DATASET SECTION
====================

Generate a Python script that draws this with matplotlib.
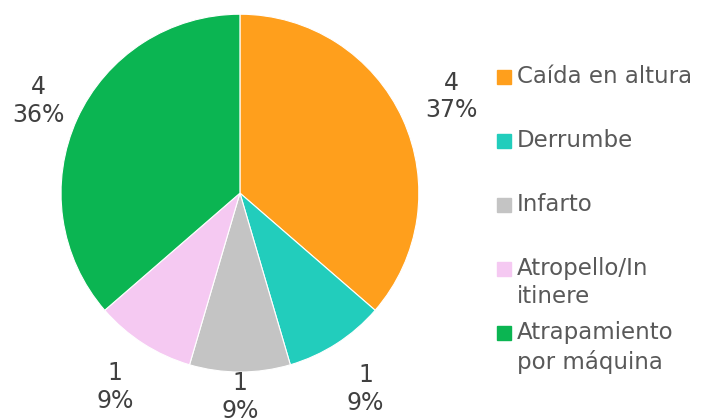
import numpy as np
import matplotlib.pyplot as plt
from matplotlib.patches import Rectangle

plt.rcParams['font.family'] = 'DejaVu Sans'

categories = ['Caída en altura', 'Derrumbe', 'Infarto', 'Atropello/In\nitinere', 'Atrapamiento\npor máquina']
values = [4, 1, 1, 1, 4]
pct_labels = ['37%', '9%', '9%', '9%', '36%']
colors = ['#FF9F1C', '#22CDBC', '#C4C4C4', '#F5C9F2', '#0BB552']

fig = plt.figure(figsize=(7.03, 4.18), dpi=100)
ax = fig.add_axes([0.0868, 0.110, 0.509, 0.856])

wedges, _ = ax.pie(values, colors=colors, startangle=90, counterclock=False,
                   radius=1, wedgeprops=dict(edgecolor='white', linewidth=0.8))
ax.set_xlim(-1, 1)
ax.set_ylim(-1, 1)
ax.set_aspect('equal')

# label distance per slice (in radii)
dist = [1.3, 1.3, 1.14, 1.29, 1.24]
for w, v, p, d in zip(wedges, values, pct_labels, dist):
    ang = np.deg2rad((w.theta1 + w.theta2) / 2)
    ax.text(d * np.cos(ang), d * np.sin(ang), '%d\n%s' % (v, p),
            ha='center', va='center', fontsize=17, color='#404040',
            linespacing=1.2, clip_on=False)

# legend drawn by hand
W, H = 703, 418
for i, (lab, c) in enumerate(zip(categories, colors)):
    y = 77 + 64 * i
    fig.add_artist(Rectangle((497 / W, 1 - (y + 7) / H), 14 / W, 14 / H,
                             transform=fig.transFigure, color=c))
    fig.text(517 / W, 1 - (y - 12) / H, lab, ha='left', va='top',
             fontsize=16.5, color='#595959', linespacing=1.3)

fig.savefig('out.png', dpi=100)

====================

WORK TO BE COMPLETED
Copy out all the data exactly; skip the pictures.

OUTPUT OF THE TASK
Generate a Python script that draws this with matplotlib.
import numpy as np
import matplotlib.pyplot as plt
from matplotlib.patches import Rectangle

plt.rcParams['font.family'] = 'DejaVu Sans'

categories = ['Caída en altura', 'Derrumbe', 'Infarto', 'Atropello/In\nitinere', 'Atrapamiento\npor máquina']
values = [4, 1, 1, 1, 4]
pct_labels = ['37%', '9%', '9%', '9%', '36%']
colors = ['#FF9F1C', '#22CDBC', '#C4C4C4', '#F5C9F2', '#0BB552']

fig = plt.figure(figsize=(7.03, 4.18), dpi=100)
ax = fig.add_axes([0.0868, 0.110, 0.509, 0.856])

wedges, _ = ax.pie(values, colors=colors, startangle=90, counterclock=False,
                   radius=1, wedgeprops=dict(edgecolor='white', linewidth=0.8))
ax.set_xlim(-1, 1)
ax.set_ylim(-1, 1)
ax.set_aspect('equal')

# label distance per slice (in radii)
dist = [1.3, 1.3, 1.14, 1.29, 1.24]
for w, v, p, d in zip(wedges, values, pct_labels, dist):
    ang = np.deg2rad((w.theta1 + w.theta2) / 2)
    ax.text(d * np.cos(ang), d * np.sin(ang), '%d\n%s' % (v, p),
            ha='center', va='center', fontsize=17, color='#404040',
            linespacing=1.2, clip_on=False)

# legend drawn by hand
W, H = 703, 418
for i, (lab, c) in enumerate(zip(categories, colors)):
    y = 77 + 64 * i
    fig.add_artist(Rectangle((497 / W, 1 - (y + 7) / H), 14 / W, 14 / H,
                             transform=fig.transFigure, color=c))
    fig.text(517 / W, 1 - (y - 12) / H, lab, ha='left', va='top',
             fontsize=16.5, color='#595959', linespacing=1.3)

fig.savefig('out.png', dpi=100)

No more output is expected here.